-- START --
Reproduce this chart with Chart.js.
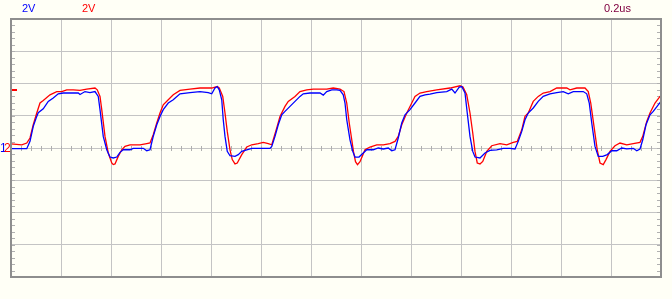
<!DOCTYPE html>
<html>
<head>
  <meta charset="UTF-8" />
  <title>Scope capture</title>
  <script src="https://cdn.jsdelivr.net/npm/chart.js"></script>
  <style>
    html, body { margin: 0; padding: 0; background: #fffff6; }
    canvas { display: block; }
  </style>
</head>
<body>
  <canvas id="scope" width="672" height="299"></canvas>

  <script>
    // time in ns, voltage in V (2 V/div, 0.2 us/div)
    const blueT = [0, 63, 76, 89, 103, 109, 129, 149, 169, 189, 209, 269, 276, 296, 316, 336, 349, 356, 369, 383,
      396, 409, 423, 436, 449, 476, 489, 529, 543, 556, 569, 583, 596, 609, 629, 649,
      676, 716, 756, 789, 803, 816, 825, 833, 843, 849, 856, 865, 876, 896, 909, 923, 943, 963,
      1036, 1043, 1056, 1069, 1083, 1096, 1116, 1136, 1156, 1169, 1196, 1236, 1249, 1263, 1283, 1303,
      1316, 1329, 1336, 1343, 1356, 1367, 1376, 1392, 1409, 1423, 1449, 1469, 1489, 1509, 1523, 1536,
      1549, 1563, 1576, 1596, 1616, 1636, 1656, 1676, 1703, 1743, 1763, 1776, 1793, 1803, 1816, 1825,
      1836, 1847, 1856, 1876, 1896, 1916, 1943, 1969, 1996, 2016, 2029, 2043, 2056, 2069, 2089, 2109,
      2129, 2156, 2183, 2209, 2229, 2249, 2289, 2303, 2313, 2323, 2336, 2349, 2367, 2385, 2403, 2423,
      2443, 2463, 2489, 2503, 2516, 2527, 2540, 2556, 2569, 2589, 2600];
    const blueV = [-0.04, -0.04, 0.41, 1.34, 1.96, 2.19, 2.43, 2.89, 3.10, 3.36, 3.41, 3.41, 3.32, 3.50, 3.44, 3.50, 3.20, 2.38, 0.72, -0.11,
      -0.56, -0.62, -0.56, -0.27, -0.11, -0.11, -0.02, -0.02, -0.17, -0.11, 0.72, 1.44, 1.96, 2.38, 2.79, 2.99,
      3.36, 3.44, 3.49, 3.44, 3.36, 3.72, 3.81, 3.61, 2.99, 1.75, 0.72, -0.21, -0.48, -0.52, -0.41, -0.21, -0.11, -0.02,
      -0.02, 0.10, 0.72, 1.44, 2.06, 2.27, 2.58, 2.89, 3.20, 3.36, 3.41, 3.41, 3.28, 3.50, 3.61, 3.61,
      3.57, 3.30, 2.79, 1.75, 0.51, -0.21, -0.56, -0.56, -0.31, -0.11, -0.11, 0, -0.06, 0, -0.17, -0.11,
      0.62, 1.55, 2.06, 2.38, 2.79, 3.20, 3.30, 3.34, 3.44, 3.50, 3.65, 3.41, 3.78, 3.81, 3.41, 2.17,
      0.72, -0.21, -0.56, -0.62, -0.31, -0.15, -0.11, -0.02, -0.02, -0.06, 0.41, 1.03, 1.75, 2.17, 2.48, 2.89,
      3.20, 3.36, 3.44, 3.50, 3.36, 3.50, 3.50, 3.36, 2.79, 1.55, 0.10, -0.52, -0.52, -0.41, -0.17, -0.17,
      0, -0.06, -0.02, -0.17, -0.06, 0.51, 1.44, 2.06, 2.27, 2.68, 2.89];

    const redT = [0, 43, 63, 76, 89, 103, 116, 129, 156, 183, 203, 223, 249, 276, 303, 336, 345, 356, 363, 376,
      389, 403, 409, 416, 429, 443, 456, 476, 516, 543, 556, 569, 583, 596, 609, 629, 649,
      676, 716, 756, 803, 825, 833, 847, 856, 865, 876, 885, 896, 905, 923, 943, 963, 989, 1009, 1029,
      1043, 1049, 1063, 1076, 1096, 1109, 1136, 1156, 1183, 1209, 1263, 1289, 1316, 1332, 1343, 1353,
      1363, 1370, 1378, 1386, 1396, 1406, 1416, 1436, 1463, 1489, 1516, 1536, 1549, 1563, 1583, 1603,
      1616, 1636, 1663, 1703, 1756, 1796, 1808, 1823, 1836, 1847, 1856, 1865, 1876, 1887, 1903, 1923,
      1956, 1983, 2009, 2025, 2043, 2056, 2069, 2089, 2109, 2129, 2156, 2183, 2223, 2236, 2263, 2296,
      2309, 2319, 2332, 2345, 2356, 2369, 2380, 2396, 2416, 2436, 2463, 2489, 2516, 2527, 2543, 2556,
      2576, 2596, 2600];
    const redV = [0.25, 0.20, 0.31, 0.62, 1.44, 2.17, 2.79, 2.95, 3.30, 3.49, 3.49, 3.61, 3.61, 3.57, 3.65, 3.72, 3.61, 3.20, 2.38, 0.72,
      -0.31, -0.93, -1.03, -0.99, -0.52, -0.11, 0.10, 0.19, 0.19, 0.27, 0.31, 0.82, 1.55, 2.17, 2.68, 2.99, 3.30,
      3.57, 3.65, 3.72, 3.72, 3.81, 3.73, 3.20, 2.17, 1.03, -0.11, -0.72, -0.99, -0.93, -0.41, 0.06, 0.20, 0.27, 0.35, 0.27,
      0.20, 0.51, 1.24, 1.96, 2.58, 2.89, 3.20, 3.50, 3.61, 3.65, 3.65, 3.72, 3.65, 3.50, 2.79, 1.55,
      0.51, -0.23, -0.85, -1.03, -0.85, -0.48, -0.11, 0.06, 0.20, 0.20, 0.27, 0.41, 0.72, 1.44, 2.17, 2.79,
      3.20, 3.41, 3.50, 3.61, 3.72, 3.86, 3.78, 3.30, 2.17, 0.93, -0.21, -0.93, -0.99, -0.83, -0.21, 0.14,
      0.27, 0.20, 0.35, 0.41, 1.13, 1.96, 2.17, 2.89, 3.20, 3.41, 3.50, 3.72, 3.72, 3.61, 3.72, 3.72,
      3.50, 2.79, 1.34, -0.11, -0.93, -1.03, -0.72, -0.21, 0.14, 0.31, 0.20, 0.27, 0.35, 0.72, 1.65, 2.17,
      2.79, 3.20, 3.24];

    const triggerLevel = 3.6;
    const timeMax = 2600, timeStep = 200;
    const voltMin = -8, voltMax = 8, voltStep = 2;

    const pairs = (t, v) => t.map((x, i) => ({ x: x, y: v[i] }));

    const GRID = '#c4c4c4';
    const FRAME = '#8e8e8e';
    const TICK = '#b0b0b0';

    // frame, minor ticks, labels
    const scopeDecor = {
      id: 'scopeDecor',
      beforeDatasetsDraw(chart) {
        const { ctx, chartArea: a, scales } = chart;
        ctx.save();
        ctx.strokeStyle = TICK;
        ctx.lineWidth = 1;
        ctx.beginPath();
        // minor ticks on left and right edges
        for (let v = voltMin; v <= voltMax + 0.001; v += voltStep / 5) {
          const y = Math.round(scales.y.getPixelForValue(v)) + 0.5;
          ctx.moveTo(a.left, y); ctx.lineTo(a.left + 4, y);
          ctx.moveTo(a.right - 4, y); ctx.lineTo(a.right, y);
        }
        // minor ticks along the centre line
        const y0 = Math.round(scales.y.getPixelForValue(0));
        for (let t = 0; t <= timeMax; t += timeStep / 5) {
          const x = Math.round(scales.x.getPixelForValue(t)) + 0.5;
          ctx.moveTo(x, y0 - 2); ctx.lineTo(x, y0 + 3);
        }
        ctx.stroke();
        ctx.restore();
      },
      afterDraw(chart) {
        const { ctx, chartArea: a, scales } = chart;
        ctx.save();
        ctx.strokeStyle = FRAME;
        ctx.lineWidth = 2;
        ctx.strokeRect(a.left, a.top, a.right - a.left, a.bottom - a.top);

        // trigger marker
        const ty = Math.round(scales.y.getPixelForValue(triggerLevel));
        ctx.fillStyle = '#ff0000';
        ctx.fillRect(a.left + 1, ty - 1, 5, 2);

        ctx.font = '11px "Liberation Sans", Arial, sans-serif';
        ctx.textBaseline = 'middle';
        ctx.fillStyle = '#0000ff';
        ctx.fillText('2V', 22, 9);
        ctx.fillStyle = '#ff0000';
        ctx.fillText('2V', 82, 9);
        ctx.fillStyle = '#800040';
        ctx.fillText('0.2us', 604, 9);

        // channel ground markers
        const gy = scales.y.getPixelForValue(0) + 1;
        ctx.font = '12px "Liberation Sans", Arial, sans-serif';
        ctx.fillStyle = '#0000ff';
        ctx.fillText('1', 0, gy);
        ctx.fillStyle = '#ff0000';
        ctx.fillText('2', 4, gy);
        ctx.restore();
      }
    };

    new Chart(document.getElementById('scope'), {
      type: 'line',
      data: {
        datasets: [
          {
            label: 'CH1',
            data: pairs(blueT, blueV),
            borderColor: '#0000ff',
            borderWidth: 1.3,
            pointRadius: 0,
            tension: 0,
            order: 0
          },
          {
            label: 'CH2',
            data: pairs(redT, redV),
            borderColor: '#ff0000',
            borderWidth: 1.3,
            pointRadius: 0,
            tension: 0,
            order: 1
          }
        ]
      },
      options: {
        responsive: false,
        animation: false,
        devicePixelRatio: 1,
        layout: { padding: { left: 11, top: 19, right: 11, bottom: 22 } },
        plugins: { legend: { display: false }, tooltip: { enabled: false } },
        scales: {
          x: {
            type: 'linear',
            min: 0,
            max: timeMax,
            ticks: { display: false, stepSize: timeStep },
            grid: { color: GRID, lineWidth: 1, drawTicks: false },
            border: { display: false }
          },
          y: {
            type: 'linear',
            min: voltMin,
            max: voltMax,
            ticks: { display: false, stepSize: voltStep },
            grid: { color: GRID, lineWidth: 1, drawTicks: false },
            border: { display: false }
          }
        }
      },
      plugins: [scopeDecor]
    });
  </script>
</body>
</html>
-- END --
From the first line above through the line containing "2.27, 2.68, 2.89];", copy everything exactly, without the pictures.

**Final result**
Reproduce this chart with Chart.js.
<!DOCTYPE html>
<html>
<head>
  <meta charset="UTF-8" />
  <title>Scope capture</title>
  <script src="https://cdn.jsdelivr.net/npm/chart.js"></script>
  <style>
    html, body { margin: 0; padding: 0; background: #fffff6; }
    canvas { display: block; }
  </style>
</head>
<body>
  <canvas id="scope" width="672" height="299"></canvas>

  <script>
    // time in ns, voltage in V (2 V/div, 0.2 us/div)
    const blueT = [0, 63, 76, 89, 103, 109, 129, 149, 169, 189, 209, 269, 276, 296, 316, 336, 349, 356, 369, 383,
      396, 409, 423, 436, 449, 476, 489, 529, 543, 556, 569, 583, 596, 609, 629, 649,
      676, 716, 756, 789, 803, 816, 825, 833, 843, 849, 856, 865, 876, 896, 909, 923, 943, 963,
      1036, 1043, 1056, 1069, 1083, 1096, 1116, 1136, 1156, 1169, 1196, 1236, 1249, 1263, 1283, 1303,
      1316, 1329, 1336, 1343, 1356, 1367, 1376, 1392, 1409, 1423, 1449, 1469, 1489, 1509, 1523, 1536,
      1549, 1563, 1576, 1596, 1616, 1636, 1656, 1676, 1703, 1743, 1763, 1776, 1793, 1803, 1816, 1825,
      1836, 1847, 1856, 1876, 1896, 1916, 1943, 1969, 1996, 2016, 2029, 2043, 2056, 2069, 2089, 2109,
      2129, 2156, 2183, 2209, 2229, 2249, 2289, 2303, 2313, 2323, 2336, 2349, 2367, 2385, 2403, 2423,
      2443, 2463, 2489, 2503, 2516, 2527, 2540, 2556, 2569, 2589, 2600];
    const blueV = [-0.04, -0.04, 0.41, 1.34, 1.96, 2.19, 2.43, 2.89, 3.10, 3.36, 3.41, 3.41, 3.32, 3.50, 3.44, 3.50, 3.20, 2.38, 0.72, -0.11,
      -0.56, -0.62, -0.56, -0.27, -0.11, -0.11, -0.02, -0.02, -0.17, -0.11, 0.72, 1.44, 1.96, 2.38, 2.79, 2.99,
      3.36, 3.44, 3.49, 3.44, 3.36, 3.72, 3.81, 3.61, 2.99, 1.75, 0.72, -0.21, -0.48, -0.52, -0.41, -0.21, -0.11, -0.02,
      -0.02, 0.10, 0.72, 1.44, 2.06, 2.27, 2.58, 2.89, 3.20, 3.36, 3.41, 3.41, 3.28, 3.50, 3.61, 3.61,
      3.57, 3.30, 2.79, 1.75, 0.51, -0.21, -0.56, -0.56, -0.31, -0.11, -0.11, 0, -0.06, 0, -0.17, -0.11,
      0.62, 1.55, 2.06, 2.38, 2.79, 3.20, 3.30, 3.34, 3.44, 3.50, 3.65, 3.41, 3.78, 3.81, 3.41, 2.17,
      0.72, -0.21, -0.56, -0.62, -0.31, -0.15, -0.11, -0.02, -0.02, -0.06, 0.41, 1.03, 1.75, 2.17, 2.48, 2.89,
      3.20, 3.36, 3.44, 3.50, 3.36, 3.50, 3.50, 3.36, 2.79, 1.55, 0.10, -0.52, -0.52, -0.41, -0.17, -0.17,
      0, -0.06, -0.02, -0.17, -0.06, 0.51, 1.44, 2.06, 2.27, 2.68, 2.89];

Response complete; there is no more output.